Accelerators, Accelerators, Accelerators

  • October 05, 2018
  • by Corigine

Who among us can’t forget Steve Ballmer’s animated performance at the Microsoft Developers Conference years ago? As intense as he was, he was also right. Developers were key to Microsoft’s success.


Fast forward to 2018 and a slightly different look at a Microsoft initiative. Well, Open19 is more about LinkedIn but the ownership ultimately goes to Microsoft after their $26B acquisition of LinkedIn in 2016. 


At the Open19 Summit last week in San Jose two things were very clear. Open19 is moving forward strongly and the key use case for Open19 is edge compute. One of the biggest challenges for edge compute, as stated at the Open 19 Summit and discussed in Ihab Tarazi’s paper on edge computing, The State of the Edge, is that real estate is limited at the edge. With edge computing we are talking about mini-data centers at the base of a cellular tower or a metro data center with room for only a few racks. Tarazi suggests the magic number for edge data center size is 10 feet in diameter. How do solution providers enable the compute horsepower to enable an explosion of new services when they can install a bunch more servers?


The message at Open19 was clear.
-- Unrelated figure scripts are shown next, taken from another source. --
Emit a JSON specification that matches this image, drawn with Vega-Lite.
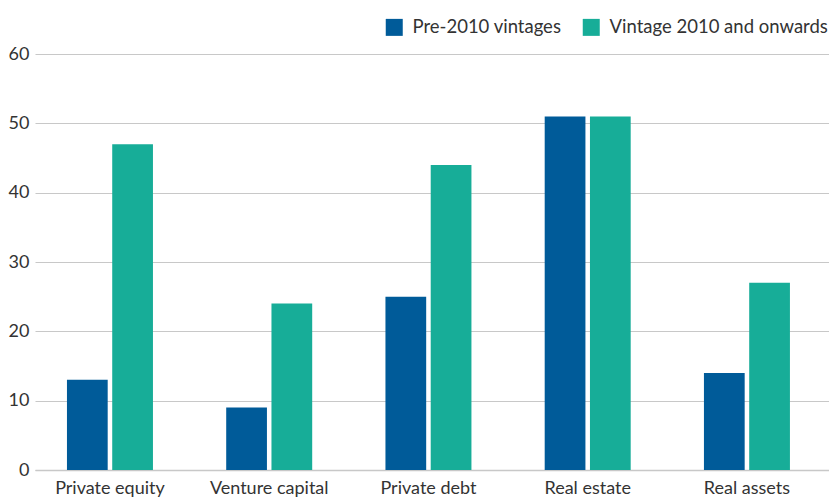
{
  "$schema": "https://vega.github.io/schema/vega-lite/v6.json",
  "autosize": {"type": "none"},
  "width": 794,
  "height": 416,
  "padding": {"left": 35, "top": 54, "right": 0, "bottom": 27},
  "background": "white",
  "config": {
    "view": {"stroke": null},
    "font": "Lato",
    "axis": {"labelFont": "Lato", "labelColor": "#333333"},
    "legend": {"labelFont": "Lato"}
  },
  "data": {
    "values": [
      {"asset": "Private equity", "vintage": "Pre-2010 vintages", "value": 13},
      {"asset": "Private equity", "vintage": "Vintage 2010 and onwards", "value": 47},
      {"asset": "Venture capital", "vintage": "Pre-2010 vintages", "value": 9},
      {"asset": "Venture capital", "vintage": "Vintage 2010 and onwards", "value": 24},
      {"asset": "Private debt", "vintage": "Pre-2010 vintages", "value": 25},
      {"asset": "Private debt", "vintage": "Vintage 2010 and onwards", "value": 44},
      {"asset": "Real estate", "vintage": "Pre-2010 vintages", "value": 51},
      {"asset": "Real estate", "vintage": "Vintage 2010 and onwards", "value": 51},
      {"asset": "Real assets", "vintage": "Pre-2010 vintages", "value": 14},
      {"asset": "Real assets", "vintage": "Vintage 2010 and onwards", "value": 27}
    ]
  },
  "mark": {"type": "bar"},
  "encoding": {
    "x": {
      "field": "asset",
      "type": "nominal",
      "sort": null,
      "scale": {"paddingInner": 0.46, "paddingOuter": 0.223, "align": 0.45},
      "axis": {
        "title": null,
        "labelAngle": 0,
        "labelFontSize": 18,
        "labelPadding": 9,
        "ticks": false,
        "domainColor": "#c8c8c8",
        "domainWidth": 1.5
      }
    },
    "xOffset": {"field": "vintage", "type": "nominal", "scale": {"paddingInner": 0.1}},
    "y": {
      "field": "value",
      "type": "quantitative",
      "scale": {"domain": [0, 60], "nice": false},
      "axis": {
        "title": null,
        "values": [0, 10, 20, 30, 40, 50, 60],
        "labelFontSize": 18,
        "labelPadding": 6,
        "ticks": false,
        "domain": false,
        "gridColor": "#c8c8c8",
        "gridWidth": 1.2
      }
    },
    "color": {
      "field": "vintage",
      "type": "nominal",
      "scale": {"range": ["#005b99", "#17ad98"]},
      "legend": {
        "title": null,
        "orient": "none",
        "direction": "horizontal",
        "legendX": 350,
        "legendY": -36,
        "symbolType": "square",
        "symbolSize": 289,
        "symbolStrokeWidth": 0,
        "labelFontSize": 18.5,
        "labelColor": "#333333",
        "labelLimit": 0,
        "columnPadding": 20,
        "labelOffset": 9
      }
    }
  }
}
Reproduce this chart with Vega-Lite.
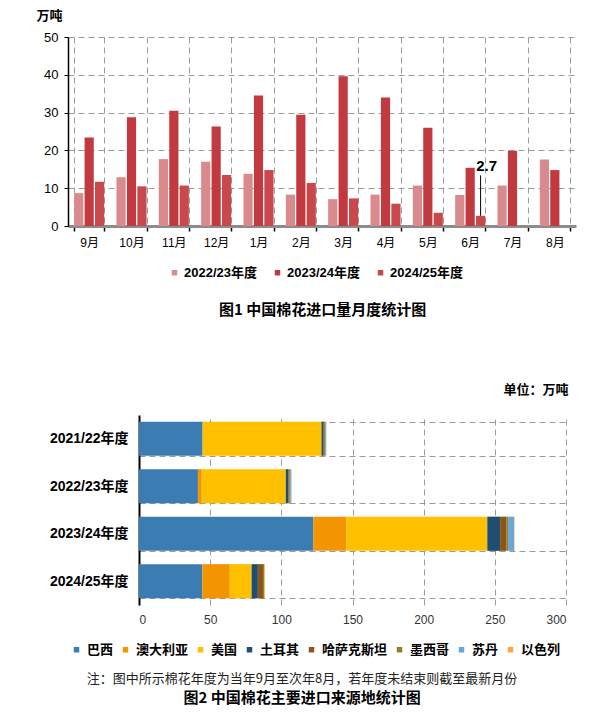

Edge compute needs accelerators in order to be successful. Whether it’s FPGAs, GPUs, or SmartNICs, edge computing, as championed by Open19, requires accelerators. 


How can SmartNICs specifically help edge computing?

The first answer is the obvious “CPU core savings.” Using a SmartNIC to offload the entire vSwitch or vRouter data plane enables operators to free up limited CPU cores for application processing, however that has been known for ages. What about SmartNICs for security? Running Connection Tracking on a SmartNIC establishes trusted security zones even when dealing with the onslaught of connected devices accessing an edge data center. 


Speaking of an onslaught of devices, denial of service (DDoS) attacks are coming from more than servers these days. Bi-directional IoT devices can be leveraged for attacks as well. Running a DDoS application using eBPF within the SmartNIC can block attacks as they hit edge servers and before they are overwhelmed. 


Open19 is much more than a new server form factor, it’s an enabler for edge computing, and accelerators like SmartNICs are key to making edge computing successful within the confines of limited real estate and exploding services.